There are shrines and gardens hidden amongst the functional parts of Japan (the most famous being the Meiji-jingu shrine), which are both beautiful and a tonic from the busyness of the streets. However, there is such an order and status quo to Japanese culture that it wasn’t really something I ever felt the need to escape from. Locals are largely polite and do everything by the same book, bringing a feeling of calm order to streets which in many other large Asian cities would feel chaotic (Bangkok and New Delhi, for example). This makes Tokyo an easy city to spend time in. I valued visiting the temples of the ancient old capital, Kyoto, much more highly.
The big smoke of Japan captivated me and almost immediately become my favourite Asian city (a title previously held by Bangkok). And it all started with a big bowl of ramen.
Classic Tokyo highlights:
- Visit the world’s largest Uniqlo, where you will be greeted by a robot and 12 floors of clothes.
- Have a cocktail at the ‘Lost In Translation’ bar, aka the New York bar on the 52nd floor of the Park Hyatt hotel. Tip – go early in the evening to avoid a hefty cover charge. I recommend the martinis.
- Nintendo fans can live the ultimate dream by playing real-life Mario Kart. Dress up as a character from the classic game and zip around the city streets in a souped up go-kart.
- Vending machines are everywhere and sell all manner of drinks, including beer. Try a few at random – you might find something amazing.
- Drink sake, cold in summer and hot in winter. Or, if you’re feeling fancy, try the sparkling version.
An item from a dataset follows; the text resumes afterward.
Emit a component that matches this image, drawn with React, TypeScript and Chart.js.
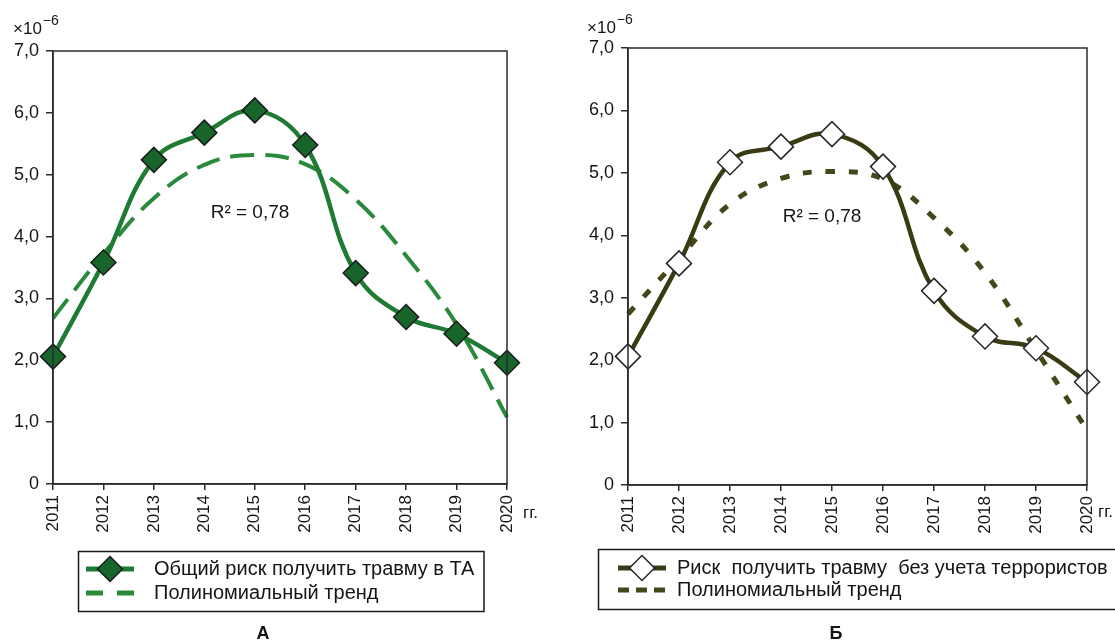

- Enjoy every comfort break with the high-tech Japanese toilets. In public bathrooms, some will play music to cover your blushes.
- Karaoke, in a private room where no one will hear you if you don’t hit that high C.
- Make your own matcha green tea. It’s all in the wrist action as it requires a lot of whisking.
- Go into any open entertainments building, get in the lift and choose a floor at random. You’ll nearly always find something cool like a speakeasy bar or a glow-in-the-dark bowling alley.